By contributing writer Allie McIntosh for KidSpirit's Creativity and Imagination issue.
As I write this, I'm looking out over a wide, vibrant meadow. There's a huge mountain staring back at me, snow-capped even now, in the middle of the summer. Birds chirp and the air is crisp. I remember that years ago, sitting on this very bench with my legs swinging back and forth and mosquitoes buzzing around my ears, I would look upon this beauty and the most fantastical images would run through my head. In my mind I would spin tales of mighty warriors taking refuge from some great evil in the copse of trees to my right, stories about how that scrawny deer in front of me spends its evenings. Back then, this meadow held the most spectacular inspiration. But right now, I just feel tired. It's a peaceful fatigue -- I still love this place, I still appreciate its beauty. But somehow, it's not the same. The stories and images aren't far from my grasp, but I simply don't have the energy to take them in my hands and let them grow. I think about this and it makes me kind of sad -- where is the imagination I once had? Where are the words and the colors that used to dance around my head in a flurry of excitement and wonder? Does this mean I'm growing up? I should hope not. It scares me a little to feel this absence of imagination, but then I look around me. I see love and faith, happiness and amazement and I realize that imagination is still here. It's everywhere.
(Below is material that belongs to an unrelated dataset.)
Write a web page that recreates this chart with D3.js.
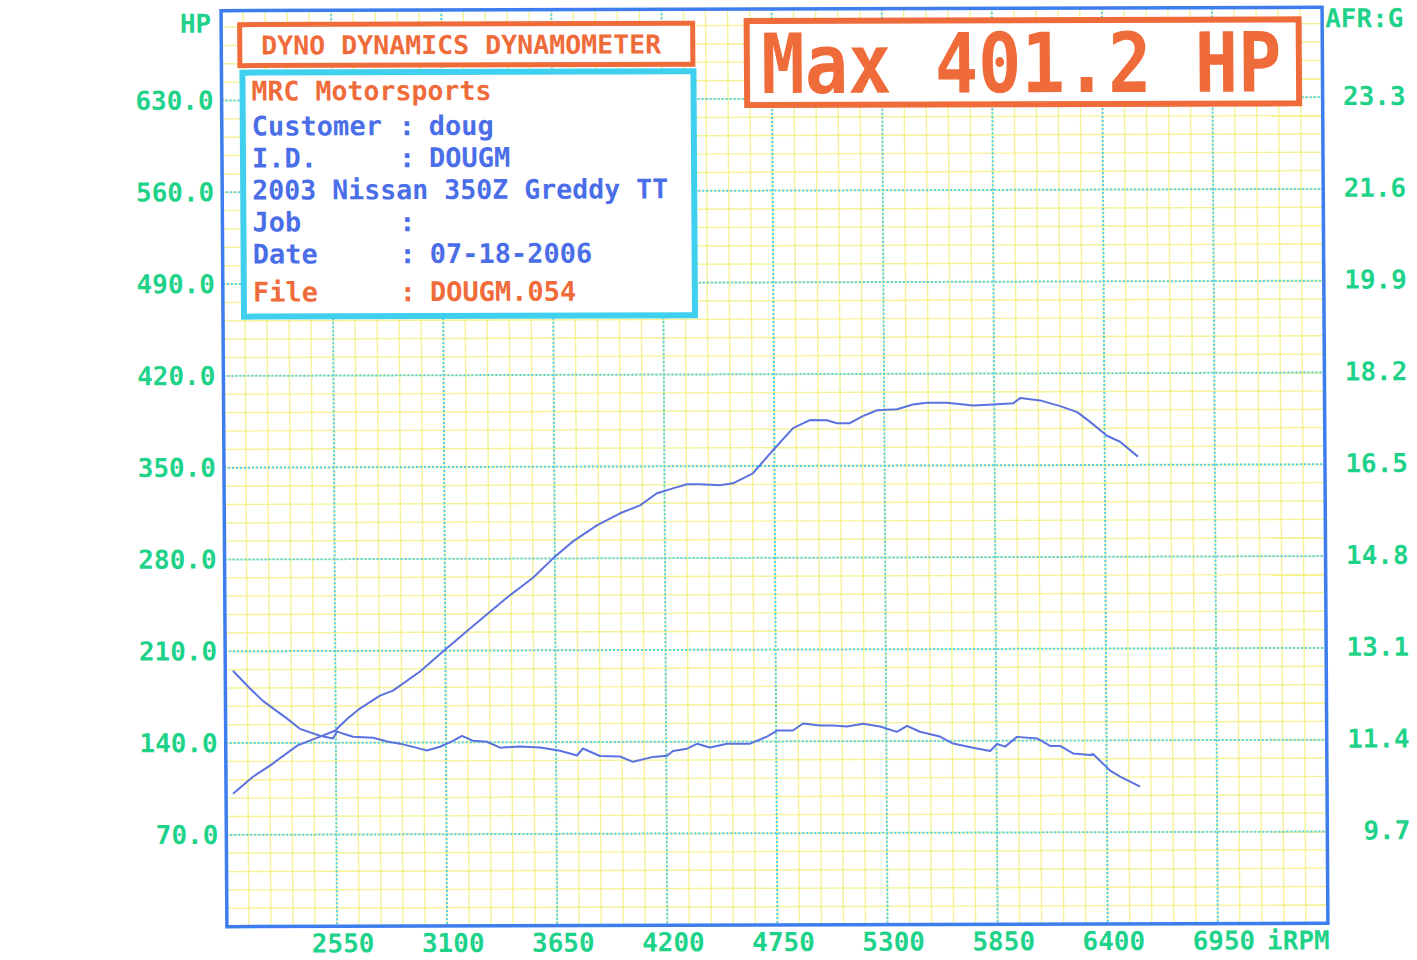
<!DOCTYPE html>
<html>
<head>
<meta charset="utf-8">
<script src="https://cdn.jsdelivr.net/npm/d3@7"></script>
<style>
  html, body { margin: 0; padding: 0; background: #ffffff; }
  svg text { font-family: "DejaVu Sans Mono", "Liberation Mono", monospace; font-weight: bold; }
</style>
</head>
<body>
<svg id="chart" width="1417" height="960"></svg>
<script>
// ---------------- DATA ----------------
const hpRpm = [2035, 2135, 2220, 2357, 2471, 2546, 2608, 2671, 2772, 2837, 2973, 3088, 3224, 3410, 3540, 3641, 3741, 3861, 3977, 4077, 4162, 4242, 4312, 4377, 4477, 4542, 4642, 4743, 4844, 4928, 5013, 5063, 5128, 5193, 5264, 5364, 5444, 5514, 5614, 5744, 5844, 5944, 5979, 6079, 6179, 6264, 6328, 6412, 6477, 6566];
const hpValues = [101.3, 114.3, 122.7, 137.9, 144.7, 149.2, 158.3, 166.0, 175.8, 179.6, 194.1, 209.3, 226.8, 250.4, 265.4, 280.1, 293.0, 305.1, 314.3, 320.3, 329.5, 333.2, 336.3, 336.2, 335.4, 336.9, 344.5, 362.0, 378.8, 384.9, 384.8, 382.5, 382.5, 387.8, 392.3, 393.0, 396.6, 397.8, 397.8, 395.7, 396.4, 397.2, 401.2, 399.4, 395.0, 390.4, 382.9, 372.3, 367.7, 356.3];

const afrRpm = [2038, 2123, 2187, 2307, 2371, 2471, 2536, 2556, 2585, 2636, 2736, 2806, 2870, 2935, 3005, 3070, 3135, 3180, 3235, 3305, 3370, 3470, 3570, 3670, 3754, 3784, 3869, 3969, 4034, 4134, 4204, 4234, 4304, 4354, 4419, 4504, 4619, 4704, 4754, 4834, 4884, 4969, 5034, 5104, 5184, 5269, 5353, 5404, 5468, 5568, 5633, 5733, 5818, 5853, 5893, 5953, 6053, 6118, 6168, 6232, 6317, 6332, 6417, 6467, 6566];
const afrValues = [12.74, 12.41, 12.18, 11.85, 11.66, 11.53, 11.48, 11.61, 11.57, 11.51, 11.49, 11.42, 11.38, 11.32, 11.25, 11.32, 11.43, 11.52, 11.43, 11.41, 11.30, 11.32, 11.30, 11.24, 11.15, 11.28, 11.14, 11.13, 11.03, 11.12, 11.14, 11.23, 11.27, 11.36, 11.29, 11.36, 11.36, 11.49, 11.60, 11.60, 11.73, 11.69, 11.69, 11.67, 11.72, 11.67, 11.57, 11.68, 11.57, 11.48, 11.35, 11.27, 11.21, 11.34, 11.29, 11.47, 11.44, 11.30, 11.30, 11.16, 11.13, 11.15, 10.84, 10.73, 10.54];

const rpmTicks = [2550, 3100, 3650, 4200, 4750, 5300, 5850, 6400, 6950];
const hpTicks = [70, 140, 210, 280, 350, 420, 490, 560, 630];
const hpTickLabels = ["70.0", "140.0", "210.0", "280.0", "350.0", "420.0", "490.0", "560.0", "630.0"];
const afrTicks = [9.7, 11.4, 13.1, 14.8, 16.5, 18.2, 19.9, 21.6, 23.3];
const afrTickLabels = ["9.7", "11.4", "13.1", "14.8", "16.5", "18.2", "19.9", "21.6", "23.3"];

const titleText = "DYNO DYNAMICS DYNAMOMETER";
const shopName = "MRC Motorsports";
const infoLabels = ["Customer", "I.D.", "Job", "Date", "File"];
const infoValues = ["doug", "DOUGM", "", "07-18-2006", "DOUGM.054"];
const vehicleText = "2003 Nissan 350Z Greddy TT";
const maxText = "Max 401.2 HP";

// ---------------- LAYOUT ----------------
const W = 1417, H = 960;
const plot = { left: 224, right: 1325, top: 9, bottom: 925 };
const C = {
  green: "#1fd28a",
  frame: "#3d7def",
  major: "#50d2ee",
  minor: "#f3ee74",
  curve: "#5b72e0",
  orange: "#f06b3a",
  cyan: "#3fcfef",
  blueText: "#4a6ee8"
};

const svg = d3.select("#chart");
svg.append("rect").attr("width", W).attr("height", H).attr("fill", "#ffffff");

// slight scan skew of the original printout
const g = svg.append("g")
  .attr("transform", "translate(775,470) matrix(1,-0.0031,0.0064,1,0,0) translate(-775,-470)");

const x = d3.scaleLinear().domain([2000, 7500]).range([plot.left, plot.right]);
const y = d3.scaleLinear().domain([0, 700]).range([plot.bottom, 7]);
const yAfr = d3.scaleLinear().domain([8, 25]).range([plot.bottom, 7]);

// minor grid (yellow)
const minorV = d3.range(2110, 7499, 110);
const minorH = d3.range(14, 699, 14).filter(v => y(v) > plot.top + 1);
g.append("g").selectAll("line").data(minorV).join("line")
  .attr("x1", d => x(d)).attr("x2", d => x(d))
  .attr("y1", plot.top).attr("y2", plot.bottom)
  .attr("stroke", C.minor).attr("stroke-width", 1.4).attr("opacity", 0.75);
g.append("g").selectAll("line").data(minorH).join("line")
  .attr("y1", d => y(d)).attr("y2", d => y(d))
  .attr("x1", plot.left).attr("x2", plot.right)
  .attr("stroke", C.minor).attr("stroke-width", 1.4).attr("opacity", 0.75);

// major grid (cyan dotted)
g.append("g").selectAll("line").data(rpmTicks).join("line")
  .attr("x1", d => x(d)).attr("x2", d => x(d))
  .attr("y1", plot.top).attr("y2", plot.bottom)
  .attr("stroke", C.major).attr("stroke-width", 2).attr("stroke-dasharray", "2,2");
g.append("g").selectAll("line").data(hpTicks).join("line")
  .attr("y1", d => y(d)).attr("y2", d => y(d))
  .attr("x1", plot.left).attr("x2", plot.right)
  .attr("stroke", C.major).attr("stroke-width", 2).attr("stroke-dasharray", "2,2");

// curves
const hpLine = d3.line().x((d, i) => x(hpRpm[i])).y(d => y(d));
const afrLine = d3.line().x((d, i) => x(afrRpm[i])).y(d => yAfr(d));
g.append("path").datum(hpValues).attr("d", hpLine)
  .attr("fill", "none").attr("stroke", C.curve).attr("stroke-width", 2).attr("stroke-linejoin", "round");
g.append("path").datum(afrValues).attr("d", afrLine)
  .attr("fill", "none").attr("stroke", C.curve).attr("stroke-width", 2).attr("stroke-linejoin", "round");

// frame
g.append("rect")
  .attr("x", plot.left).attr("y", plot.top)
  .attr("width", plot.right - plot.left).attr("height", plot.bottom - plot.top)
  .attr("fill", "none").attr("stroke", C.frame).attr("stroke-width", 3.5);

// left axis labels
g.append("g").selectAll("text").data(hpTicks).join("text")
  .attr("x", plot.left - 8).attr("y", d => y(d) + 9)
  .attr("text-anchor", "end").attr("font-size", 26).attr("fill", C.green)
  .text((d, i) => hpTickLabels[i]);
g.append("text").attr("x", plot.left - 10).attr("y", 31)
  .attr("text-anchor", "end").attr("font-size", 26).attr("fill", C.green).text("HP");

// right axis labels
g.append("g").selectAll("text").data(afrTicks).join("text")
  .attr("x", 1408).attr("y", d => yAfr(d) + 8)
  .attr("text-anchor", "end").attr("font-size", 26).attr("fill", C.green)
  .text((d, i) => afrTickLabels[i]);
g.append("text").attr("x", 1328).attr("y", 29)
  .attr("text-anchor", "start").attr("font-size", 26).attr("fill", C.green).text("AFR:G");

// bottom axis labels
g.append("g").selectAll("text").data(rpmTicks).join("text")
  .attr("x", d => x(d) + 6).attr("y", 951)
  .attr("text-anchor", "middle").attr("font-size", 26).attr("fill", C.green)
  .text(d => String(d));
g.append("text").attr("x", 1264).attr("y", 951)
  .attr("text-anchor", "start").attr("font-size", 26).attr("fill", C.green).text("iRPM");

// title box
g.append("rect").attr("x", 242.5).attr("y", 23).attr("width", 453).attr("height", 41)
  .attr("fill", "#ffffff").attr("stroke", C.orange).attr("stroke-width", 5);
g.append("text").attr("x", 264).attr("y", 53).attr("font-size", 26).attr("fill", C.orange)
  .attr("textLength", 400).attr("lengthAdjust", "spacingAndGlyphs").text(titleText);

// info box
g.append("rect").attr("x", 245).attr("y", 71).attr("width", 451).attr("height", 244)
  .attr("fill", "#ffffff").attr("stroke", C.cyan).attr("stroke-width", 6);
g.append("text").attr("x", 254).attr("y", 99).attr("font-size", 27).attr("fill", C.orange)
  .attr("textLength", 240).attr("lengthAdjust", "spacingAndGlyphs").text(shopName);

const rowsY = [134, 166, 230, 262, 300];
const info = g.append("g");
infoLabels.forEach((lab, i) => {
  const col = i === infoLabels.length - 1 ? C.orange : C.blueText;
  info.append("text").attr("x", 254).attr("y", rowsY[i]).attr("font-size", 27).attr("fill", col).text(lab);
  info.append("text").attr("x", 409).attr("y", rowsY[i]).attr("text-anchor", "middle")
    .attr("font-size", 27).attr("fill", col).text(":");
  if (infoValues[i]) {
    info.append("text").attr("x", 431).attr("y", rowsY[i]).attr("font-size", 27).attr("fill", col).text(infoValues[i]);
  }
});
info.append("text").attr("x", 254).attr("y", 198).attr("font-size", 27).attr("fill", C.blueText)
  .attr("textLength", 416).attr("lengthAdjust", "spacingAndGlyphs").text(vehicleText);

// max box
g.append("rect").attr("x", 749.5).attr("y", 21).attr("width", 552).attr("height", 84)
  .attr("fill", "#ffffff").attr("stroke", C.orange).attr("stroke-width", 6);
g.append("text").attr("transform", "translate(764,93) scale(1,1.15)")
  .attr("x", 0).attr("y", 0).attr("font-size", 72).attr("fill", C.orange)
  .text(maxText);
</script>
</body>
</html>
This meadow in which I sit lies on the outskirts of the Bible camp where I've been working for the summer. It's a place that's been near to my heart all my life, and looking around me, it's easy to see why. Here, the love never ends. The sun shines down on us as we laugh and sing and grow together. And there is imagination in every breath we breathe. If I were to ever doubt the existence of imagination in those of us who have "grown up," all I would have to do is observe the wonderful energy around me to realize that imagination never truly leaves us. Whenever campers come to the mountains for a week at camp, they arrive with energy and happiness that bounces off every corner of the cabin.
The most impressive thing, however, is how this energy is reflected in the counselors. These adults have somehow perfected the ability to be responsible and take care of campers while still connecting with them through fun and imagination. This is an amazing thing -- and something that requires a special kind of character. The staff at this camp are some of the most amazing people I've ever met, and now I understand why: They still have the power to imagine. They're still able to look out upon this meadow and imagine the most beautiful things. And they have such amazing faith. That in itself is an impressive display of youth-like wonder. Since we're a Bible camp, we spend a great deal of our time learning about God and sharing the stories of our faith. The ways that these people choose to share their faith with little kids is impressive -- faith is a huge concept, and for young campers, many of whom don't go to church, it can be an idea that's very difficult to express. But somehow, by the end of the week, our campers leave with faith stories of their own. And in some ways, faith is a grown up version of imagination. We can channel our imagination through faith much like we can through writing and music. Faith can also have the same effect upon us as imagination -- it bestows upon us a sense of wonder and a renewed outlook on the world.
But in any case, imagination takes energy. Perhaps this is why adults are often less imaginative than children; with all of the work and responsibility that adults have to deal with, it's sometimes difficult to find time to be creative. Not to mention it's downright exhausting. I'm only 17 years old, and already I find it hard to muster up the energy to be imaginative. I will sit down to write and find myself distracted or swept off to a peaceful nap. So what it comes down to is that imagination never leaves us, it just gets harder to access. It fosters itself in different places and sometimes it comes and goes, but it's always there. Even now, I am still sitting here on this same old bench, looking out upon the beauty of creation, and I can feel imagination. I can feel it in the air around me and in each word that I write. And even though I'm busy and distracted and downright tired, I know that imagination will never leave me.
Allie McIntosh is from Moscow, Idaho. When she wrote this, she was 17 years old.